• **Written task**: Return each line of the data below verbatim; pictures are to be left out.

• **Data shown**:
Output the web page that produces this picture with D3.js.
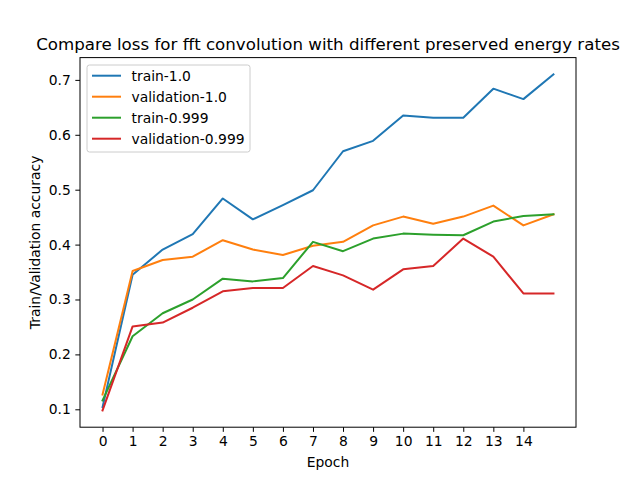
<!DOCTYPE html>
<html>
<head>
<meta charset="utf-8">
<script src="https://cdn.jsdelivr.net/npm/d3@7"></script>
<style>
  body { margin: 0; background: #fff; }
  svg { font-family: "DejaVu Sans", sans-serif; }
</style>
</head>
<body>
<svg id="chart" width="640" height="480"></svg>
<script>
'use strict';

// values
const epochs = d3.range(16);
const xTicks = d3.range(15);
const yTicks = [0.1, 0.2, 0.3, 0.4, 0.5, 0.6, 0.7];
const seriesNames = ['train-1.0', 'validation-1.0', 'train-0.999', 'validation-0.999'];
const train10 = [0.104, 0.345, 0.391, 0.419, 0.484, 0.446, 0.472, 0.499, 0.570, 0.589, 0.635, 0.631, 0.631, 0.684, 0.665, 0.710];
const val10 = [0.127, 0.352, 0.372, 0.378, 0.408, 0.391, 0.381, 0.398, 0.405, 0.435, 0.451, 0.438, 0.451, 0.471, 0.435, 0.455];
const train999 = [0.116, 0.233, 0.275, 0.300, 0.338, 0.333, 0.339, 0.405, 0.388, 0.411, 0.420, 0.418, 0.417, 0.442, 0.452, 0.455];
const val999 = [0.098, 0.251, 0.258, 0.285, 0.315, 0.321, 0.321, 0.361, 0.344, 0.318, 0.355, 0.361, 0.411, 0.378, 0.311, 0.311];
const colors = ['#1f77b4', '#ff7f0e', '#2ca02c', '#d62728'];

const series = [train10, val10, train999, val999];

// axes box, matplotlib default placement
const plotLeft = 80, plotRight = 576, plotTop = 57.6, plotBottom = 427.2;
const fontSmall = '13.89px';   // 10pt at 100 dpi
const fontTitle = '16.67px';   // 12pt at 100 dpi

const svg = d3.select('#chart');

const all = series.flat();
const yMin = d3.min(all), yMax = d3.max(all);
const yPad = (yMax - yMin) * 0.05;

const x = d3.scaleLinear().domain([-0.75, 15.75]).range([plotLeft, plotRight]);
const y = d3.scaleLinear().domain([yMin - yPad, yMax + yPad]).range([plotBottom, plotTop]);

const line = d3.line()
    .x((d, i) => x(epochs[i]))
    .y(d => y(d));

svg.append('g')
    .selectAll('path')
    .data(series)
    .enter().append('path')
    .attr('d', line)
    .attr('fill', 'none')
    .attr('stroke', (d, i) => colors[i])
    .attr('stroke-width', 2)
    .attr('stroke-linejoin', 'round')
    .attr('stroke-linecap', 'square');

// axes
const xAxis = svg.append('g')
    .attr('transform', `translate(0,${plotBottom})`)
    .call(d3.axisBottom(x).tickValues(xTicks).tickFormat(d3.format('d')).tickSize(4.67).tickPadding(4.5));

const yAxis = svg.append('g')
    .attr('transform', `translate(${plotLeft},0)`)
    .call(d3.axisLeft(y).tickValues(yTicks).tickFormat(d3.format('.1f')).tickSize(4.67).tickPadding(4.5));

[xAxis, yAxis].forEach(g => {
    g.select('.domain').remove();
    g.selectAll('.tick line').attr('stroke', '#000').attr('stroke-width', 1);
    g.selectAll('.tick text')
        .attr('fill', '#000')
        .style('font-size', fontSmall)
        .style('font-family', '"DejaVu Sans", sans-serif');
});

// frame
svg.append('rect')
    .attr('x', plotLeft)
    .attr('y', plotTop)
    .attr('width', plotRight - plotLeft)
    .attr('height', plotBottom - plotTop)
    .attr('fill', 'none')
    .attr('stroke', '#000')
    .attr('stroke-width', 1);

// labels
svg.append('text')
    .attr('x', (plotLeft + plotRight) / 2)
    .attr('y', 49.5)
    .attr('text-anchor', 'middle')
    .style('font-size', fontTitle)
    .text('Compare loss for fft convolution with different preserved energy rates');

svg.append('text')
    .attr('x', (plotLeft + plotRight) / 2)
    .attr('y', 467)
    .attr('text-anchor', 'middle')
    .style('font-size', fontSmall)
    .text('Epoch');

svg.append('text')
    .attr('transform', `translate(40,${(plotTop + plotBottom) / 2}) rotate(-90)`)
    .attr('text-anchor', 'middle')
    .style('font-size', fontSmall)
    .text('Train/Validation accuracy');

// legend
const legend = svg.append('g').attr('transform', 'translate(87,65)');

legend.append('rect')
    .attr('width', 163)
    .attr('height', 87)
    .attr('rx', 2.5)
    .attr('fill', '#fff')
    .attr('fill-opacity', 0.8)
    .attr('stroke', '#ccc')
    .attr('stroke-width', 1);

const items = legend.selectAll('g.item')
    .data(seriesNames)
    .enter().append('g')
    .attr('class', 'item')
    .attr('transform', (d, i) => `translate(0,${10.7 + i * 21})`);

items.append('line')
    .attr('x1', 5).attr('x2', 34)
    .attr('stroke', (d, i) => colors[i])
    .attr('stroke-width', 2);

items.append('text')
    .attr('x', 44.5)
    .attr('dy', '0.35em')
    .style('font-size', fontSmall)
    .text(d => d);
</script>
</body>
</html>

• **Written answer**:
Output the web page that produces this picture with D3.js.
<!DOCTYPE html>
<html>
<head>
<meta charset="utf-8">
<script src="https://cdn.jsdelivr.net/npm/d3@7"></script>
<style>
  body { margin: 0; background: #fff; }
  svg { font-family: "DejaVu Sans", sans-serif; }
</style>
</head>
<body>
<svg id="chart" width="640" height="480"></svg>
<script>
'use strict';

// values
const epochs = d3.range(16);
const xTicks = d3.range(15);
const yTicks = [0.1, 0.2, 0.3, 0.4, 0.5, 0.6, 0.7];
const seriesNames = ['train-1.0', 'validation-1.0', 'train-0.999', 'validation-0.999'];
const train10 = [0.104, 0.345, 0.391, 0.419, 0.484, 0.446, 0.472, 0.499, 0.570, 0.589, 0.635, 0.631, 0.631, 0.684, 0.665, 0.710];
const val10 = [0.127, 0.352, 0.372, 0.378, 0.408, 0.391, 0.381, 0.398, 0.405, 0.435, 0.451, 0.438, 0.451, 0.471, 0.435, 0.455];
const train999 = [0.116, 0.233, 0.275, 0.300, 0.338, 0.333, 0.339, 0.405, 0.388, 0.411, 0.420, 0.418, 0.417, 0.442, 0.452, 0.455];
const val999 = [0.098, 0.251, 0.258, 0.285, 0.315, 0.321, 0.321, 0.361, 0.344, 0.318, 0.355, 0.361, 0.411, 0.378, 0.311, 0.311];
const colors = ['#1f77b4', '#ff7f0e', '#2ca02c', '#d62728'];

const series = [train10, val10, train999, val999];

// axes box, matplotlib default placement
const plotLeft = 80, plotRight = 576, plotTop = 57.6, plotBottom = 427.2;
const fontSmall = '13.89px';   // 10pt at 100 dpi
const fontTitle = '16.67px';   // 12pt at 100 dpi

const svg = d3.select('#chart');

const all = series.flat();
const yMin = d3.min(all), yMax = d3.max(all);
const yPad = (yMax - yMin) * 0.05;

const x = d3.scaleLinear().domain([-0.75, 15.75]).range([plotLeft, plotRight]);
const y = d3.scaleLinear().domain([yMin - yPad, yMax + yPad]).range([plotBottom, plotTop]);

const line = d3.line()
    .x((d, i) => x(epochs[i]))
    .y(d => y(d));

svg.append('g')
    .selectAll('path')
    .data(series)
    .enter().append('path')
    .attr('d', line)
    .attr('fill', 'none')
    .attr('stroke', (d, i) => colors[i])
    .attr('stroke-width', 2)
    .attr('stroke-linejoin', 'round')
    .attr('stroke-linecap', 'square');

// axes
const xAxis = svg.append('g')
    .attr('transform', `translate(0,${plotBottom})`)
    .call(d3.axisBottom(x).tickValues(xTicks).tickFormat(d3.format('d')).tickSize(4.67).tickPadding(4.5));

const yAxis = svg.append('g')
    .attr('transform', `translate(${plotLeft},0)`)
    .call(d3.axisLeft(y).tickValues(yTicks).tickFormat(d3.format('.1f')).tickSize(4.67).tickPadding(4.5));

[xAxis, yAxis].forEach(g => {
    g.select('.domain').remove();
    g.selectAll('.tick line').attr('stroke', '#000').attr('stroke-width', 1);
    g.selectAll('.tick text')
        .attr('fill', '#000')
        .style('font-size', fontSmall)
        .style('font-family', '"DejaVu Sans", sans-serif');
});

// frame
svg.append('rect')
    .attr('x', plotLeft)
    .attr('y', plotTop)
    .attr('width', plotRight - plotLeft)
    .attr('height', plotBottom - plotTop)
    .attr('fill', 'none')
    .attr('stroke', '#000')
    .attr('stroke-width', 1);

// labels
svg.append('text')
    .attr('x', (plotLeft + plotRight) / 2)
    .attr('y', 49.5)
    .attr('text-anchor', 'middle')
    .style('font-size', fontTitle)
    .text('Compare loss for fft convolution with different preserved energy rates');

svg.append('text')
    .attr('x', (plotLeft + plotRight) / 2)
    .attr('y', 467)
    .attr('text-anchor', 'middle')
    .style('font-size', fontSmall)
    .text('Epoch');

svg.append('text')
    .attr('transform', `translate(40,${(plotTop + plotBottom) / 2}) rotate(-90)`)
    .attr('text-anchor', 'middle')
    .style('font-size', fontSmall)
    .text('Train/Validation accuracy');

// legend
const legend = svg.append('g').attr('transform', 'translate(87,65)');

legend.append('rect')
    .attr('width', 163)
    .attr('height', 87)
    .attr('rx', 2.5)
    .attr('fill', '#fff')
    .attr('fill-opacity', 0.8)
    .attr('stroke', '#ccc')
    .attr('stroke-width', 1);

const items = legend.selectAll('g.item')
    .data(seriesNames)
    .enter().append('g')
    .attr('class', 'item')
    .attr('transform', (d, i) => `translate(0,${10.7 + i * 21})`);

items.append('line')
    .attr('x1', 5).attr('x2', 34)
    .attr('stroke', (d, i) => colors[i])
    .attr('stroke-width', 2);

items.append('text')
    .attr('x', 44.5)
    .attr('dy', '0.35em')
    .style('font-size', fontSmall)
    .text(d => d);
</script>
</body>
</html>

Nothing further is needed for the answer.